The Association of Black Anthropologists (ABA) at AAA helped in guiding my career through offering mentorship opportunities with more senior anthropologists like Dr. John Jackson who reviewed a paper I had written coupled with a video on Osain when I was in graduate school. ABA has also offered intriguing gestures of nonlinear scholarship in the academy like the rich poetic anthropological expressions of Dr. Gina Athena Ulysse that have been impactful. Dr. marilyn thomas-houston, also with ABA, has illuminated my ability to convey rich knowledge systems through digital media practices that currently guide my multimodal work. To offer peer-reviewed publication platforms for these multimodal knowledge productions, Dr. thomas-houston co-directs AFRO-PWW with Dr. Ronald Bailey and co-founded the journal called Fire!!!: The Multimedia Journal of Black Studies. I thrive on these formats that go beyond solely the written word, which allow me to create alternative epistemological spaces of sharing and collaboratively learning that are accessible to anthropology scholars and far beyond.

10. Is there a particular area of anthropology you enjoy working with, such as public, private, or non-governmental sectors? Why?

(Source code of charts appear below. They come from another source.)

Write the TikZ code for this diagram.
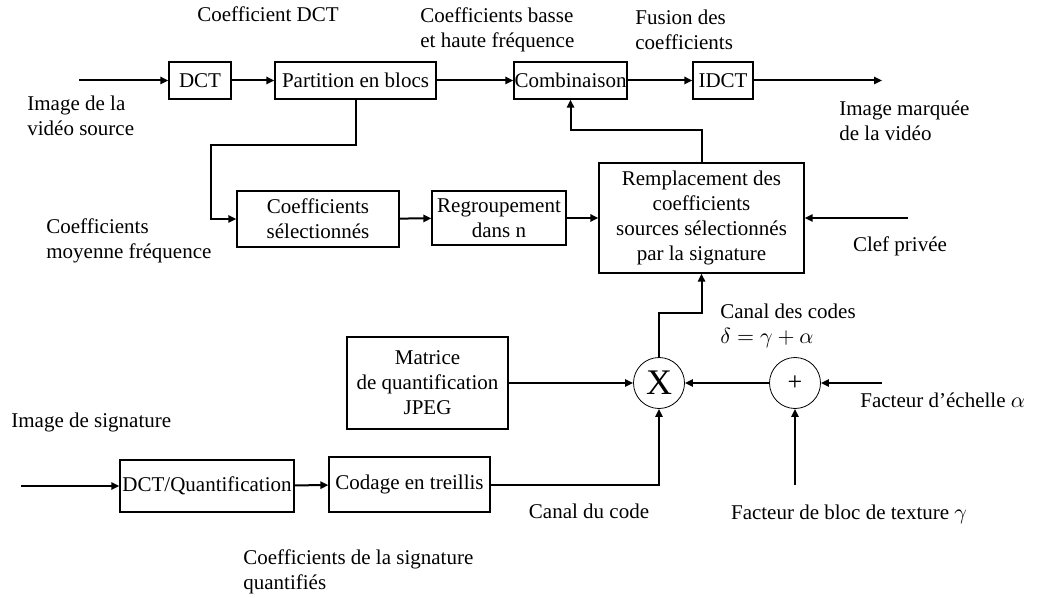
\documentclass[tikz,border=0pt]{standalone}
\usepackage{fontspec}
\setmainfont{Liberation Serif}
\usepackage{tikz}
\usetikzlibrary{arrows.meta}
\newcommand{\Taille}{\fontsize{10.5}{12.5}\selectfont}
\tikzstyle{Bloc}=[draw,line width=0.6pt,inner sep=0pt,align=center,font=\Taille]
\tikzstyle{Operateur}=[circle,draw,line width=0.4pt,inner sep=0pt,minimum size=25.5pt]
\tikzstyle{Fleche}=[line width=1pt,-{Triangle[length=4pt,width=3.6pt]}]
\tikzstyle{Legende}=[inner sep=0pt,align=left,font=\Taille]

\begin{document}
\begin{tikzpicture}[x=0.5pt,y=-0.5pt]
        \useasboundingbox (0,0) rectangle (1053,598);
        % chaine video
        \node[Bloc,minimum width=31pt,minimum height=18.5pt](dct)at(200,80.5){DCT};
        \node[Bloc,minimum width=80.5pt,minimum height=18.5pt](partition)at(355.5,80.5){Partition en blocs};
        \node[Bloc,minimum width=56.5pt,minimum height=18.5pt](comb)at(570.5,80.5){Combinaison};
        \node[Bloc,minimum width=30pt,minimum height=18.5pt](idct)at(723,80.5){IDCT};
        \node[Bloc,minimum width=81pt,minimum height=28pt](coefsel)at(318,219){Coefficients\\sélectionnés};
        \node[Bloc,minimum width=67pt,minimum height=27pt](regroup)at(499,218){Regroupement\\dans n};
        \node[Bloc,minimum width=102.5pt,minimum height=55pt](rempl)at(701.5,218){Remplacement des\\coefficients\\sources sélectionnés\\par la signature};
        % chaine signature
        \node[Bloc,minimum width=80.5pt,minimum height=46pt](matrice)at(427.5,383){Matrice\\de quantification\\JPEG};
        \node[Bloc,minimum width=87pt,minimum height=26pt](dctq)at(207,486){DCT/Quantification};
        \node[Bloc,minimum width=80.5pt,minimum height=27.5pt](codage)at(409.5,484.5){Codage en treillis};
        \node[Operateur,font=\fontsize{18}{18}\selectfont](mult)at(659,383){X};
        \node[Operateur,font=\fontsize{13}{13}\selectfont](plus)at(795,383){+};
        % extremites libres
        \coordinate(entree)at(79,80.5);
        \coordinate(sortie)at(882,80.5);
        \coordinate(clef)at(908,218);
        \coordinate(alpha)at(882,383);
        \coordinate(gamma)at(795,485);
        \coordinate(signature)at(21,486);
        \coordinate(coude)at(211,145);
        % legendes
        \node[Legende,anchor=base](lcoefdct)at(268,22){Coefficient DCT};
        \node[Legende,anchor=west](lbasse)at(420,30){Coefficients basse\\et haute fréquence};
        \node[Legende,anchor=west](lfusion)at(635,30){Fusion des\\coefficients};
        \node[Legende,anchor=west](lsource)at(27,116){Image de la\\vidéo source};
        \node[Legende,anchor=west](lmarquee)at(839,121){Image marquée\\de la vidéo};
        \node[Legende,anchor=west](lmoyenne)at(46,241){Coefficients\\moyenne fréquence};
        \node[Legende,anchor=base](lclef)at(900,252){Clef privée};
        \node[Legende,anchor=west](lcodes)at(720,326){Canal des codes\\$\delta=\gamma+\alpha$};
        \node[Legende,anchor=base west](lechelle)at(860,407){Facteur d’échelle $\alpha$};
        \node[Legende,anchor=base west](lsignature)at(11,427){Image de signature};
        \node[Legende,anchor=base](lcanal)at(589,518){Canal du code};
        \node[Legende,anchor=base](ltexture)at(849,519){Facteur de bloc de texture $\gamma$};
        \node[Legende,anchor=west](lquantif)at(243,572){Coefficients de la signature\\quantifiés};
        % connexions
        \draw[Fleche](entree)--(dct);
        \draw[Fleche](dct)--(partition);
        \draw[Fleche](partition)--(comb);
        \draw[Fleche](comb)--(idct);
        \draw[Fleche](idct)--(sortie);
        \draw[Fleche](partition.south)|-(coude)|-(coefsel.west);
        \draw[Fleche](coefsel)--(regroup);
        \draw[Fleche](regroup)--(rempl);
        \draw[Fleche](clef)--(rempl);
        \draw[Fleche](rempl.north)--++(0,-32)-|(comb.south);
        \draw[Fleche](signature)--(dctq);
        \draw[Fleche](dctq)--(codage);
        \draw[Fleche](codage.east)-|(mult.south);
        \draw[Fleche](matrice)--(mult);
        \draw[Fleche](plus)--(mult);
        \draw[Fleche](alpha)--(plus);
        \draw[Fleche](gamma)--(plus);
        \draw[Fleche](mult.north)--++(0,-44)-|(rempl.south);
    \end{tikzpicture}
\end{document}
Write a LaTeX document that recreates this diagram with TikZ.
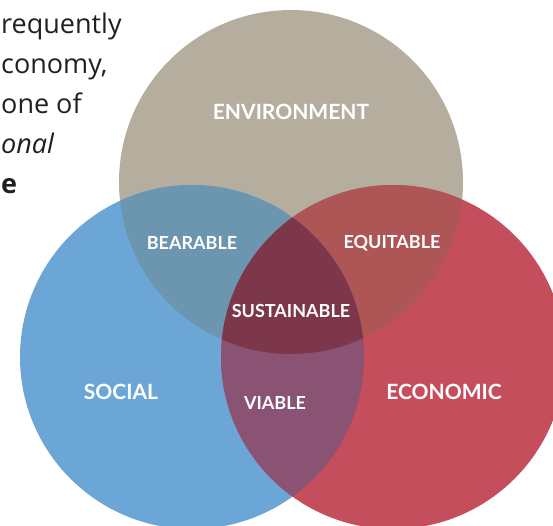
\documentclass[tikz,border=0pt]{standalone}
\usepackage{fontspec}
\setmainfont{Lato}
\newfontfamily\bodyfont{Open Sans}

\definecolor{envFill}{HTML}{B5AE9F}
\definecolor{socFill}{HTML}{6CA6D6}
\definecolor{ecoFill}{HTML}{C54E5C}
\definecolor{bearFill}{HTML}{6C95AF}
\definecolor{equiFill}{HTML}{AE5555}
\definecolor{viabFill}{HTML}{8A5273}
\definecolor{sustFill}{HTML}{7D374A}
\definecolor{bodyText}{HTML}{231F20}

\begin{document}
\begin{tikzpicture}[x=1pt, y=-1pt,
    bigLabel/.style={text=white, font=\bfseries\fontsize{21}{21}\selectfont},
    smallLabel/.style={text=white, font=\bfseries\fontsize{18}{18}\selectfont},
    bodyLine/.style={anchor=base west, inner sep=0pt, text=bodyText, font=\bodyfont\fontsize{27}{27}\selectfont}]

    \newcommand{\ringRadius}{172pt}

    \useasboundingbox (0,0) rectangle (553,525);

    \coordinate (envC) at (291,182);
    \coordinate (socC) at (192,357);
    \coordinate (ecoC) at (393,357);

    % paragraph cut off on the left
    \node[bodyLine] (lineA) at (1,33) {requently};
    \node[bodyLine] (lineB) at (1,73) {conomy,};
    \node[bodyLine] (lineC) at (1,113) {one of};
    \node[bodyLine] (lineD) at (1,153) {\itshape onal};
    \node[bodyLine] (lineE) at (1,193) {\bfseries e};

    \fill[envFill] (envC) circle (\ringRadius); % Environment
    \fill[socFill] (socC) circle (\ringRadius); % Social
    \fill[ecoFill] (ecoC) circle (\ringRadius); % Economic

    \begin{scope}
        \clip (envC) circle (\ringRadius);
        \fill[bearFill] (socC) circle (\ringRadius); % Bearable
        \fill[equiFill] (ecoC) circle (\ringRadius); % Equitable
    \end{scope}
    \begin{scope}
        \clip (socC) circle (\ringRadius);
        \fill[viabFill] (ecoC) circle (\ringRadius); % Viable
        \clip (ecoC) circle (\ringRadius);
        \fill[sustFill] (envC) circle (\ringRadius); % Sustainable
    \end{scope}

    \node[bigLabel] (env) at (291,112) {ENVIRONMENT};
    \node[bigLabel] (soc) at (121,392) {SOCIAL};
    \node[bigLabel] (eco) at (444,392) {ECONOMIC};

    \node[smallLabel] (bear) at (192,243) {BEARABLE};
    \node[smallLabel] (equi) at (392,243) {EQUITABLE};
    \node[smallLabel] (sust) at (291,311) {SUSTAINABLE};
    \node[smallLabel] (viab) at (275,403) {VIABLE};

\end{tikzpicture}
\end{document}
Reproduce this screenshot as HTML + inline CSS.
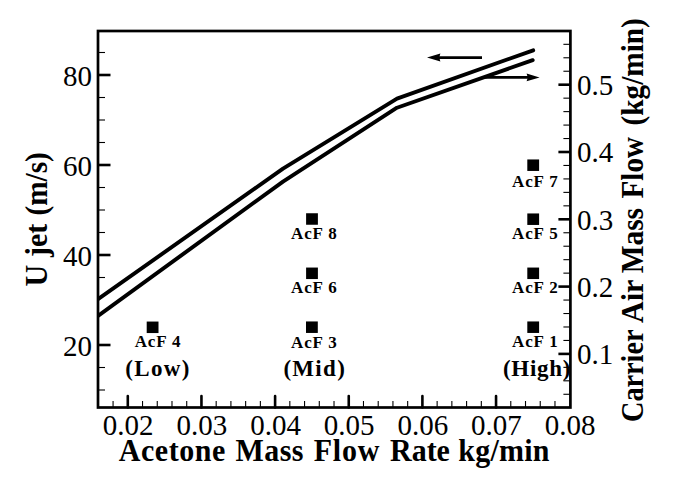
<!DOCTYPE html>
<html><head><meta charset="utf-8"><style>
html,body{margin:0;padding:0;background:#fff;}
svg{display:block;}
.num{font-family:"Liberation Serif",serif;font-size:29px;fill:#000;}
.acf{font-family:"Liberation Serif",serif;font-weight:bold;font-size:17px;letter-spacing:0.85px;fill:#000;}
.grp{font-family:"Liberation Serif",serif;font-weight:bold;font-size:23px;fill:#000;}
.ttl{font-family:"Liberation Serif",serif;font-weight:bold;font-size:30px;fill:#000;}
</style></head><body>
<svg width="676" height="479" viewBox="0 0 676 479">
<rect width="676" height="479" fill="#fff"/>
<rect x="98.0" y="31.0" width="472.4" height="376.5" fill="none" stroke="#000" stroke-width="2.7"/>
<line x1="113.07" y1="407.5" x2="113.07" y2="401.0" stroke="#000" stroke-width="1.1"/>
<line x1="127.80" y1="407.5" x2="127.80" y2="396.0" stroke="#000" stroke-width="2.6" stroke-linecap="round"/>
<line x1="142.53" y1="407.5" x2="142.53" y2="401.0" stroke="#000" stroke-width="1.1"/>
<line x1="157.26" y1="407.5" x2="157.26" y2="401.0" stroke="#000" stroke-width="1.1"/>
<line x1="171.99" y1="407.5" x2="171.99" y2="401.0" stroke="#000" stroke-width="1.1"/>
<line x1="186.72" y1="407.5" x2="186.72" y2="401.0" stroke="#000" stroke-width="1.1"/>
<line x1="201.45" y1="407.5" x2="201.45" y2="396.0" stroke="#000" stroke-width="2.6" stroke-linecap="round"/>
<line x1="216.18" y1="407.5" x2="216.18" y2="401.0" stroke="#000" stroke-width="1.1"/>
<line x1="230.91" y1="407.5" x2="230.91" y2="401.0" stroke="#000" stroke-width="1.1"/>
<line x1="245.64" y1="407.5" x2="245.64" y2="401.0" stroke="#000" stroke-width="1.1"/>
<line x1="260.37" y1="407.5" x2="260.37" y2="401.0" stroke="#000" stroke-width="1.1"/>
<line x1="275.10" y1="407.5" x2="275.10" y2="396.0" stroke="#000" stroke-width="2.6" stroke-linecap="round"/>
<line x1="289.83" y1="407.5" x2="289.83" y2="401.0" stroke="#000" stroke-width="1.1"/>
<line x1="304.56" y1="407.5" x2="304.56" y2="401.0" stroke="#000" stroke-width="1.1"/>
<line x1="319.29" y1="407.5" x2="319.29" y2="401.0" stroke="#000" stroke-width="1.1"/>
<line x1="334.02" y1="407.5" x2="334.02" y2="401.0" stroke="#000" stroke-width="1.1"/>
<line x1="348.75" y1="407.5" x2="348.75" y2="396.0" stroke="#000" stroke-width="2.6" stroke-linecap="round"/>
<line x1="363.48" y1="407.5" x2="363.48" y2="401.0" stroke="#000" stroke-width="1.1"/>
<line x1="378.21" y1="407.5" x2="378.21" y2="401.0" stroke="#000" stroke-width="1.1"/>
<line x1="392.94" y1="407.5" x2="392.94" y2="401.0" stroke="#000" stroke-width="1.1"/>
<line x1="407.67" y1="407.5" x2="407.67" y2="401.0" stroke="#000" stroke-width="1.1"/>
<line x1="422.40" y1="407.5" x2="422.40" y2="396.0" stroke="#000" stroke-width="2.6" stroke-linecap="round"/>
<line x1="437.13" y1="407.5" x2="437.13" y2="401.0" stroke="#000" stroke-width="1.1"/>
<line x1="451.86" y1="407.5" x2="451.86" y2="401.0" stroke="#000" stroke-width="1.1"/>
<line x1="466.59" y1="407.5" x2="466.59" y2="401.0" stroke="#000" stroke-width="1.1"/>
<line x1="481.32" y1="407.5" x2="481.32" y2="401.0" stroke="#000" stroke-width="1.1"/>
<line x1="496.05" y1="407.5" x2="496.05" y2="396.0" stroke="#000" stroke-width="2.6" stroke-linecap="round"/>
<line x1="510.78" y1="407.5" x2="510.78" y2="401.0" stroke="#000" stroke-width="1.1"/>
<line x1="525.51" y1="407.5" x2="525.51" y2="401.0" stroke="#000" stroke-width="1.1"/>
<line x1="540.24" y1="407.5" x2="540.24" y2="401.0" stroke="#000" stroke-width="1.1"/>
<line x1="554.97" y1="407.5" x2="554.97" y2="401.0" stroke="#000" stroke-width="1.1"/>
<text x="128.20" y="434.5" class="num" text-anchor="middle">0.02</text>
<text x="201.85" y="434.5" class="num" text-anchor="middle">0.03</text>
<text x="275.50" y="434.5" class="num" text-anchor="middle">0.04</text>
<text x="349.15" y="434.5" class="num" text-anchor="middle">0.05</text>
<text x="422.80" y="434.5" class="num" text-anchor="middle">0.06</text>
<text x="496.45" y="434.5" class="num" text-anchor="middle">0.07</text>
<text x="570.10" y="434.5" class="num" text-anchor="middle">0.08</text>
<line x1="98.0" y1="390.00" x2="105.0" y2="390.00" stroke="#000" stroke-width="1.1"/>
<line x1="98.0" y1="367.50" x2="105.0" y2="367.50" stroke="#000" stroke-width="1.1"/>
<line x1="98.0" y1="345.00" x2="110.5" y2="345.00" stroke="#000" stroke-width="2.6"/>
<text x="92" y="355.50" class="num" text-anchor="end">20</text>
<line x1="98.0" y1="277.50" x2="105.0" y2="277.50" stroke="#000" stroke-width="1.1"/>
<line x1="98.0" y1="255.00" x2="110.5" y2="255.00" stroke="#000" stroke-width="2.6"/>
<text x="92" y="265.50" class="num" text-anchor="end">40</text>
<line x1="98.0" y1="232.50" x2="105.0" y2="232.50" stroke="#000" stroke-width="1.1"/>
<line x1="98.0" y1="210.00" x2="105.0" y2="210.00" stroke="#000" stroke-width="1.1"/>
<line x1="98.0" y1="187.50" x2="105.0" y2="187.50" stroke="#000" stroke-width="1.1"/>
<line x1="98.0" y1="165.00" x2="110.5" y2="165.00" stroke="#000" stroke-width="2.6"/>
<text x="92" y="175.50" class="num" text-anchor="end">60</text>
<line x1="98.0" y1="142.50" x2="105.0" y2="142.50" stroke="#000" stroke-width="1.1"/>
<line x1="98.0" y1="120.00" x2="105.0" y2="120.00" stroke="#000" stroke-width="1.1"/>
<line x1="98.0" y1="97.50" x2="105.0" y2="97.50" stroke="#000" stroke-width="1.1"/>
<line x1="98.0" y1="75.00" x2="110.5" y2="75.00" stroke="#000" stroke-width="2.6"/>
<text x="92" y="85.50" class="num" text-anchor="end">80</text>
<line x1="98.0" y1="52.50" x2="105.0" y2="52.50" stroke="#000" stroke-width="1.1"/>
<line x1="570.4" y1="394.28" x2="563.4" y2="394.28" stroke="#000" stroke-width="1.1"/>
<line x1="570.4" y1="380.82" x2="563.4" y2="380.82" stroke="#000" stroke-width="1.1"/>
<line x1="570.4" y1="367.36" x2="563.4" y2="367.36" stroke="#000" stroke-width="1.1"/>
<line x1="570.4" y1="353.90" x2="558.4" y2="353.90" stroke="#000" stroke-width="2.6"/>
<text x="577" y="364.20" class="num">0.1</text>
<line x1="570.4" y1="340.44" x2="563.4" y2="340.44" stroke="#000" stroke-width="1.1"/>
<line x1="570.4" y1="326.98" x2="563.4" y2="326.98" stroke="#000" stroke-width="1.1"/>
<line x1="570.4" y1="313.52" x2="563.4" y2="313.52" stroke="#000" stroke-width="1.1"/>
<line x1="570.4" y1="300.06" x2="563.4" y2="300.06" stroke="#000" stroke-width="1.1"/>
<line x1="570.4" y1="286.60" x2="558.4" y2="286.60" stroke="#000" stroke-width="2.6"/>
<text x="577" y="296.90" class="num">0.2</text>
<line x1="570.4" y1="273.14" x2="563.4" y2="273.14" stroke="#000" stroke-width="1.1"/>
<line x1="570.4" y1="259.68" x2="563.4" y2="259.68" stroke="#000" stroke-width="1.1"/>
<line x1="570.4" y1="246.22" x2="563.4" y2="246.22" stroke="#000" stroke-width="1.1"/>
<line x1="570.4" y1="232.76" x2="563.4" y2="232.76" stroke="#000" stroke-width="1.1"/>
<line x1="570.4" y1="219.30" x2="558.4" y2="219.30" stroke="#000" stroke-width="2.6"/>
<text x="577" y="229.60" class="num">0.3</text>
<line x1="570.4" y1="205.84" x2="563.4" y2="205.84" stroke="#000" stroke-width="1.1"/>
<line x1="570.4" y1="192.38" x2="563.4" y2="192.38" stroke="#000" stroke-width="1.1"/>
<line x1="570.4" y1="178.92" x2="563.4" y2="178.92" stroke="#000" stroke-width="1.1"/>
<line x1="570.4" y1="165.46" x2="563.4" y2="165.46" stroke="#000" stroke-width="1.1"/>
<line x1="570.4" y1="152.00" x2="558.4" y2="152.00" stroke="#000" stroke-width="2.6"/>
<text x="577" y="162.30" class="num">0.4</text>
<line x1="570.4" y1="138.54" x2="563.4" y2="138.54" stroke="#000" stroke-width="1.1"/>
<line x1="570.4" y1="125.08" x2="563.4" y2="125.08" stroke="#000" stroke-width="1.1"/>
<line x1="570.4" y1="111.62" x2="563.4" y2="111.62" stroke="#000" stroke-width="1.1"/>
<line x1="570.4" y1="98.16" x2="563.4" y2="98.16" stroke="#000" stroke-width="1.1"/>
<line x1="570.4" y1="84.70" x2="558.4" y2="84.70" stroke="#000" stroke-width="2.6"/>
<text x="577" y="95.00" class="num">0.5</text>
<line x1="570.4" y1="71.24" x2="563.4" y2="71.24" stroke="#000" stroke-width="1.1"/>
<line x1="570.4" y1="57.78" x2="563.4" y2="57.78" stroke="#000" stroke-width="1.1"/>
<line x1="570.4" y1="44.32" x2="563.4" y2="44.32" stroke="#000" stroke-width="1.1"/>
<clipPath id="pc"><rect x="98" y="0" width="500" height="479"/></clipPath>
<g clip-path="url(#pc)"><polyline points="98.0,299.08 283,168.7 397,98.7 533.2,50.3" fill="none" stroke="#000" stroke-width="3.9" stroke-linejoin="round" stroke-linecap="round"/>
<polyline points="98.0,315.8 283,181.59 397,107.73 532.7,60.14" fill="none" stroke="#000" stroke-width="3.9" stroke-linejoin="round" stroke-linecap="round"/></g>
<line x1="438" y1="57.6" x2="482" y2="57.6" stroke="#000" stroke-width="2.7"/>
<polygon points="427,57.6 440.4,53.6 439.2,57.6 440.4,61.6" fill="#000"/>
<line x1="485" y1="77.4" x2="529" y2="77.4" stroke="#000" stroke-width="2.7"/>
<polygon points="539.6,77.4 526.6,73.5 527.8,77.4 526.6,81.3" fill="#000"/>
<rect x="146.70" y="321.55" width="11.8" height="11.5" fill="#000"/>
<text x="134.70" y="347.40" class="acf">AcF 4</text>
<rect x="306.00" y="321.45" width="11.8" height="11.5" fill="#000"/>
<text x="291.10" y="347.60" class="acf">AcF 3</text>
<rect x="306.10" y="267.55" width="11.8" height="11.5" fill="#000"/>
<text x="291.10" y="292.60" class="acf">AcF 6</text>
<rect x="306.10" y="213.25" width="11.8" height="11.5" fill="#000"/>
<text x="291.10" y="239.30" class="acf">AcF 8</text>
<rect x="527.30" y="321.45" width="11.8" height="11.5" fill="#000"/>
<text x="512.00" y="347.30" class="acf">AcF 1</text>
<rect x="527.30" y="267.55" width="11.8" height="11.5" fill="#000"/>
<text x="512.00" y="292.60" class="acf">AcF 2</text>
<rect x="527.30" y="213.45" width="11.8" height="11.5" fill="#000"/>
<text x="512.00" y="239.30" class="acf">AcF 5</text>
<rect x="527.30" y="159.45" width="11.8" height="11.5" fill="#000"/>
<text x="512.00" y="187.00" class="acf">AcF 7</text>
<text x="125.2" y="375.8" class="grp" style="letter-spacing:1.35px">(Low)</text>
<text x="283.4" y="375.8" class="grp" style="letter-spacing:1.3px">(Mid)</text>
<text x="503.0" y="375.8" class="grp" style="letter-spacing:0.7px">(High)</text>
<text transform="translate(118.8,460.8) scale(1,1.07)" class="ttl" style="letter-spacing:0.55px">Acetone</text>
<text transform="translate(235.4,460.8) scale(1,1.07)" class="ttl" style="letter-spacing:0.5px">Mass</text>
<text transform="translate(313.7,460.8) scale(1,1.07)" class="ttl" style="letter-spacing:0.8px">Flow</text>
<text transform="translate(390,460.8) scale(1,1.07)" class="ttl" style="letter-spacing:0px">Rate</text>
<text transform="translate(458.3,460.8) scale(1,1.07)" class="ttl" style="letter-spacing:0.25px">kg/min</text>
<text transform="translate(47.4,286.5) rotate(-90) scale(1.0,1.07)" class="ttl">U</text>
<text transform="translate(47.4,257.0) rotate(-90) scale(1.0,1.07)" class="ttl">jet</text>
<text transform="translate(47.4,215.475) rotate(-90) scale(0.975,1.07)" class="ttl">(m/s)</text>
<text transform="translate(642.8,421.88) rotate(-90) scale(0.94,1.07)" class="ttl">Carrier</text>
<text transform="translate(642.8,323.0) rotate(-90) scale(1.0,1.07)" class="ttl">Air</text>
<text transform="translate(642.8,273.28000000000003) rotate(-90) scale(0.98,1.07)" class="ttl">Mass</text>
<text transform="translate(642.8,198.47) rotate(-90) scale(0.97,1.07)" class="ttl">Flow</text>
<text transform="translate(642.8,125.375) rotate(-90) scale(0.975,1.07)" class="ttl">(kg/min)</text>
</svg>
</body></html>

I am currently working with the Alachua County Public School system so that education of the complexity of underrepresented voices can be integral to the curriculum. I created a nongovernmental organization called SAAADHI (Sankofa African American Arts and Digital Humanities Initiative) with the help of Assistant Director Ms. Kiara Thompson that brings African American Studies high school students to the University of Florida to connect with the African American history of the campus including the Institute of Black Culture, the George A. Smathers Library archives that houses the burned Zora Neale Hurston papers, the Samuel Proctor Oral History Program that houses the digital Joel Buchanan African American Oral History archives, the Bob Graham Center for Public Service, the African American Studies Program, and the Multicultural Center at the Reitz Union. With the help of Webarthosting, we are creating an interactive map that allows for a campus tour of African American landmarks whether you are on or off campus. The high school student tours have also included Dr. Carjie Scott, the director of the Education Equalizer as well as classes with dance professor Ms. Rujeko Dumbetshena and African American Studies professors Dr. David Canton and Dr. Courtney Moore Taylor. Additionally, the tours have included working directly with WUFT at the College of Journalism and Digital Worlds in the College of the Arts so high school students get first-hand experience in podcasting and digital production skills. With funds from Alachua County Public Schools and an award from CAME (Center for Arts, Migrations and Entrepreneurship), we have created a multimedia and podcast studio for the students so they can continue to learn to tell their stories and the stories they deem valuable in ways that are resonant with them using expressive arts and digital humanities. The goal of this collaborative intervention is to create a stream of Black scholars and artists into higher education and empower students to become successful entrepreneurs. In this way, my work contributes to designing a more democratic future for Florida and the world.